「人身事故」と「物損事故」とはどのような違いがありますか。

交通事故で人間の身体・生命に損害が発生した場合を「人身事故」といいます。

交通事故でも人間の身体・生命に損害がおよばず、車や建物などの物に損害を与えた事故を「物損事故」といいます。

まず、金銭面での問題、つまり民事的な場面では、両者とも民法第709条の「不法行為」として、加害者が被害者に損害を賠償しなければならない点は共通しています。

しかしながら、人身事故の場合には、被害者保護のため「自動車損害賠償保障法」(自賠法)が適用されます。

この法律によって、次のような違いがでてきます。

(1)人身事故の場合には、自動車損害賠償責任保険にて最低限の補償は確保されますが、物損事故には自賠責保険の補償はなされません。
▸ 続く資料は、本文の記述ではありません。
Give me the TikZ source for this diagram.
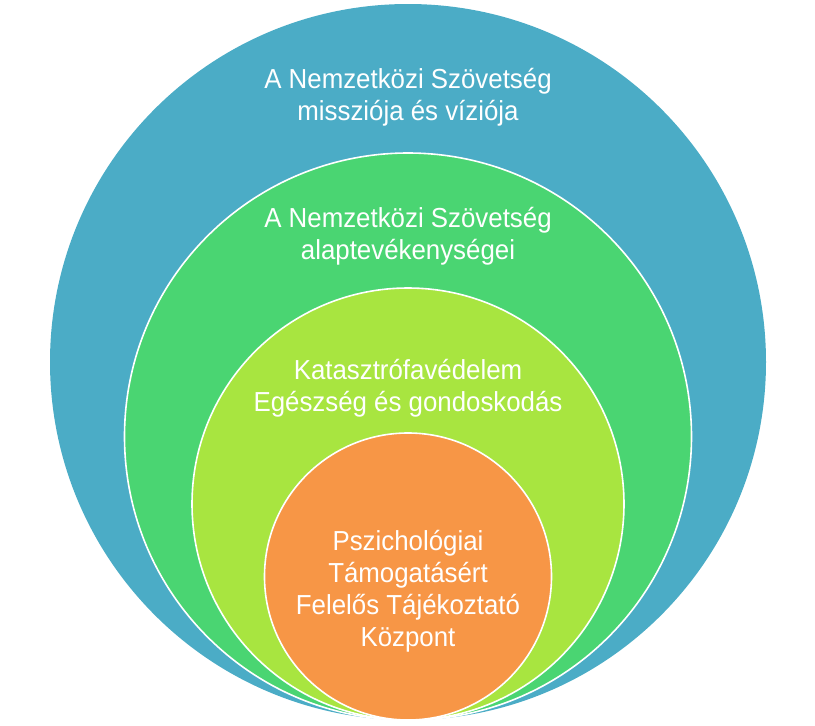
\documentclass[tikz,border=0pt]{standalone}
\usepackage{fontspec}
\setmainfont[FakeStretch=0.94]{Liberation Sans}
\definecolor{missionblue}{HTML}{4BACC6}
\definecolor{taskgreen}{HTML}{4AD572}
\definecolor{aidgreen}{HTML}{A8E540}
\definecolor{coreorange}{HTML}{F79646}
\tikzset{
  ring/.style={circle, draw=white, line width=1.6pt, inner sep=0pt},
  ringtext/.style={text=white, align=center, font=\fontsize{27.5}{32}\selectfont},
}

\begin{document}
\begin{tikzpicture}[x=1pt,y=-1pt]
            \useasboundingbox (0,0) rectangle (815,726);
            % nested circles, all touching at the bottom
            \node[ring, draw=none, fill=missionblue, minimum size=716pt] (mission) at (408,362) {};
            \node[ring, fill=taskgreen, minimum size=567pt] (tasks) at (408,436.5) {};
            \node[ring, fill=aidgreen, minimum size=432pt] (aid) at (408,504) {};
            \node[ring, fill=coreorange, minimum size=287pt] (core) at (408,576.5) {};
            % labels
            \node[ringtext] (missionlbl) at (408,97) {A Nemzetközi Szövetség\\missziója és víziója};
            \node[ringtext] (taskslbl) at (408,236) {A Nemzetközi Szövetség\\alaptevékenységei};
            \node[ringtext] (aidlbl) at (408,388) {Katasztrófavédelem\\Egészség és gondoskodás};
            \node[ringtext] (corelbl) at (408,591) {Pszichológiai\\Támogatásért\\Felelős Tájékoztató\\Központ};
\end{tikzpicture}
\end{document}
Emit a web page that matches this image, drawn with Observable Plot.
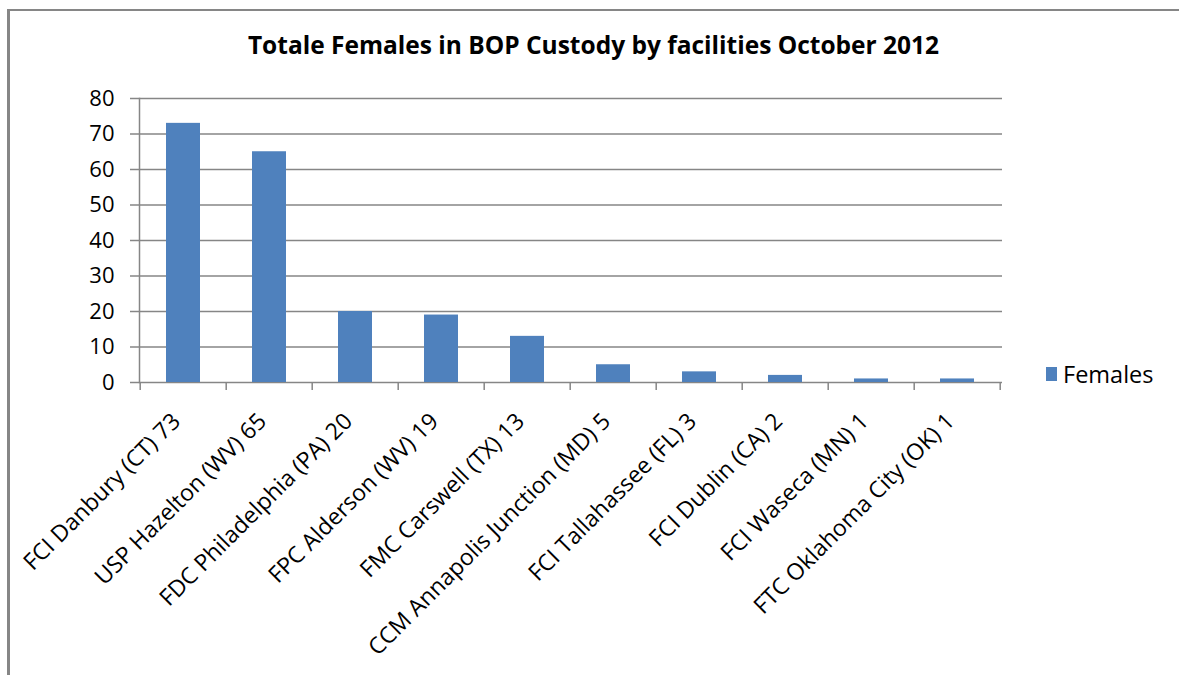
<!DOCTYPE html>
<html>
<head>
<meta charset="utf-8">
<script src="https://cdn.jsdelivr.net/npm/d3@7"></script>
<script src="https://cdn.jsdelivr.net/npm/@observablehq/plot@0.6"></script>
<style>
  html, body { margin: 0; padding: 0; background: #fff; }
  #wrap { position: relative; width: 1179px; height: 675px; overflow: hidden; font-family: "Open Sans", sans-serif; }
  #border { position: absolute; left: 7px; top: 9px; width: 1300px; height: 800px; border-left: 3px solid #868686; border-top: 2px solid #868686; }
  #title { position: absolute; left: 4px; top: 28px; width: 1179px; text-align: center; font-weight: bold; font-size: 24.5px; line-height: 34px; color: #000; }
  #chart { position: absolute; left: 0; top: 0; }
  #legend { position: absolute; left: 1046px; top: 358px; display: flex; align-items: center; font-size: 23.5px; color: #000; }
  #legend .sw { width: 11px; height: 14px; background: #4F81BD; margin-right: 6px; }
</style>
</head>
<body>
<div id="wrap">
  <div id="border"></div>
  <div id="chart"></div>
  <div id="title">Totale Females in BOP Custody by facilities October 2012</div>
  <div id="legend"><div class="sw"></div><span>Females</span></div>
</div>
<script>
const categories = [
  "FCI Danbury (CT) 73",
  "USP Hazelton (WV) 65",
  "FDC Philadelphia (PA) 20",
  "FPC Alderson (WV) 19",
  "FMC Carswell (TX) 13",
  "CCM Annapolis Junction (MD) 5",
  "FCI Tallahassee (FL) 3",
  "FCI Dublin (CA) 2",
  "FCI Waseca (MN) 1",
  "FTC Oklahoma City (OK) 1"
];
const females = [73, 65, 20, 19, 13, 5, 3, 2, 1, 1];
const yTicks = [0, 10, 20, 30, 40, 50, 60, 70, 80];

const data = categories.map((c, i) => ({facility: c, females: females[i]}));
const padIn = 0.6, padOut = 0.3;

function boundaryTicks(index, scales, values, dims) {
  const x = scales.x;
  const step = x(categories[1]) - x(categories[0]);
  const y0 = dims.height - dims.marginBottom;
  const pos = categories.map(c => x(c) - padOut * step);
  pos.push(x(categories[categories.length - 1]) + (1 - padOut) * step);
  const g = d3.create("svg:g").attr("stroke", "#868686").attr("stroke-width", 1.5);
  for (const p of pos) {
    g.append("line").attr("x1", p).attr("x2", p).attr("y1", y0).attr("y2", y0 + 8);
  }
  return g.node();
}

const chart = Plot.plot({
  width: 1179,
  height: 675,
  marginLeft: 139,
  marginRight: 177,
  marginTop: 98,
  marginBottom: 293,
  style: {fontFamily: "Open Sans, sans-serif", fontSize: "21px", color: "#000", background: "transparent", overflow: "visible"},
  x: {domain: categories, paddingInner: padIn, paddingOuter: padOut, label: null},
  y: {domain: [0, 80], label: null},
  marks: [
    Plot.gridY(yTicks, {stroke: "#868686", strokeOpacity: 1, strokeWidth: 1.5}),
    Plot.barY(data, {x: "facility", y: "females", fill: "#4F81BD"}),
    Plot.frame({anchor: "left", stroke: "#868686", strokeWidth: 1.5}),
    Plot.axisY(yTicks, {tickSize: 9, tickPadding: 16, stroke: "#868686", strokeWidth: 1.5, fill: "#000", fontSize: 22, label: null, tickFormat: d => String(d)}),
    Plot.axisX({tickSize: 0, tickRotate: -45, tickPadding: 10, dx: -7, dy: 25, fill: "#000", fontSize: 23, label: null}),
    boundaryTicks
  ]
});
document.getElementById("chart").appendChild(chart);
</script>
</body>
</html>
また、(2)物損事故の場合には、被害者が加害者の故意過失を証明する必要がありますが、人身事故の場合には、加害者が無過失を証明しない限り、被害者に対して賠償責任を負うこととされています。

さらに、(3)人身事故の場合には、加害車両の運転者のみならず、運行供用者(たとえば自動車の所有者など)にも損害賠償請求が可能とされています。

このように人身事故の場合には、自賠法により被害者の救済の範囲が拡大されているのです。

また、請求できる損害範囲についても違いがあります。

人身事故の場合には、被害者は主に入院・通院日数を基準に精神的苦痛に対する賠償(慰謝料)を求めることができます。

しかし、物損事故の場合には、原則として慰謝料の請求はできません。

買ったばかりの新車を事故で傷つけられても、慰謝料を請求することは原則としてできないのです。

次に、刑罰の話、つまり刑事的な場面での違いはあるのでしょうか。

人身事故の場合、自動車運転過失致死傷罪や危険運転過失致死傷罪の適用があります。

しかし、物損事故の場合、重大な過失で建物を壊した場合(道路交通法116条)以外には、過失で物を壊したことで罪に問われることはないという違いがあります(飲酒運転などは別です)。

なお、人身事故でも物損事故でも、発生した場合には道路交通法上、警察に通報する義務がありますので、くれぐれも怠らないように注意してください。